Jim Bradshaw: Even early birds were too late for Hadacol show
Hadacol made history in Lafayette on Sunday, Sept. 3, 1950, when its Good Will Caravan staged the biggest show the town had ever seen, and also created its worst traffic jam.
The first of two shows was at a packed Blackham Coliseum, where “would-be early birds” found they weren’t early enough, according to Laurraine Goreau’s account in the Lafayette Advertiser. “A good-humored crowd of 12,000” had already filled the seats.
All of them came in cars, “all choking every main route,” Goreau wrote. “Some folks never did get there — ‘cause they learned while still technically en route that a second show was going to be given in the Southwestern Louisiana Institute stadium. That reversed the flow, with enough cross-currents to rival the Mississippi.” The crowd that made it to the old McNaspy Stadium “overflowed seating and walking space and spilled over to the student stand on the opposite side.”
All it took to get in either show was a box top from Dudley LeBlanc’s elixir, that, according to testimonials published in a month-long build-up to the show, would cure practically any ailment.
“Before I started taking Hadacol I was troubled with colds,” said “a pretty young girl” from Ville Platte. “What Hadacol has done for me is amazing.” A businessman from Kansas was “generally run down,” but, after only his fourth bottle of Hadacol, his “energy and vitality” returned so much that he could do a day’s work, then fish until midnight. Just three bottles of the stuff were all a Baton Rouge lady needed to calm her nerves, gain weight and regain her lost appetite. A Nashville mother testified, “My four-year-old son had little appetite and his cheeks were pale. He now takes Hadacol and his cheeks are rosy and he has a wonderful appetite.”
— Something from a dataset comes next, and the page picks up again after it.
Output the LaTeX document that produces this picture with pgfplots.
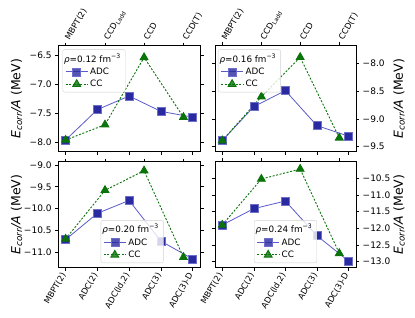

Local stores did their part, advertising sales on Hadacol to make the coveted box tops easier to get. At Walgreen’s the big bottle, normally sold at $3.50, was on sale for $3.39; the $1.25 size went for $1.19. Either box top got you into the shows.
Film star Mickey Rooney was billed as the big attraction to the shows. Other performers were “the popular hillbilly star” Roy Acuff, country comedienne Minnie Pearl, Sharkey’s Dixie Land Band, “and 30 other great performers.”
The crowd loved them all, but, according to Goreau, “they gave their hearts to Connee Boswell ... a vivid personality, a voice like honey [that] poured both smooth and hot, all from a native Louisianan who had triumphed over physical infirmity by ignoring it.”
Boswell was crippled by polio as a child and sang from a wheelchair. She was actually a native of Kansas City, but was reared in New Orleans, where she began a career as a jazz vocalist. She was said to have been a major influence on the great Ella Fitzgerald.
At the SLI stadium, “despite the fact that the stage consisted of the beds of two trucks parked end to end, the troupers gave a show that made up in zest what it lacked in trappings.”
When it was all done. LeBlanc, “jubilant over the reception Lafayette gave Hadacol” promised, “You ain’t seen nothin’ yet.” He’d announced at the beginning of August that he was retiring from active participation in Louisiana politics to devote more time to his business, “because almost 600 people depend upon me for the best livelihood they have ever enjoyed.”
After the Lafayette shows he promised that in 1951 he was going to “charter a streamliner train of 25 or 30, or even more, cars” for the caravan.
He said he would spend $1.5 million “for the greatest show on [train] wheels” and that he would go “even to two million or three million if developments warrant it.”
He did charter the train in 1951, but, alas, it turned out that developments didn’t warrant it.
Almost exactly a year after the big Lafayette show, LeBlanc announced he’d sold his magic tonic, and only a few weeks later the new owners said the caravan, then touring in Iowa, would remove “free riders” from the train.
The tour was scheduled to continue through Nebraska, Missouri, Kansas, Oklahoma and Texas before returning to Louisiana, but was canceled completely only a week after the first announcement.
It seemed there were a few debts to be paid before it could resume.
But that wasn’t LeBlanc’s problem any more. Freed from his business responsibilities, he “unretired” from politics to run for governor against Earl Long, Hale Boggs, Bill Dodd and some other colorful politicians in a campaign that turned out to be almost as entertaining as the Hadacol caravan.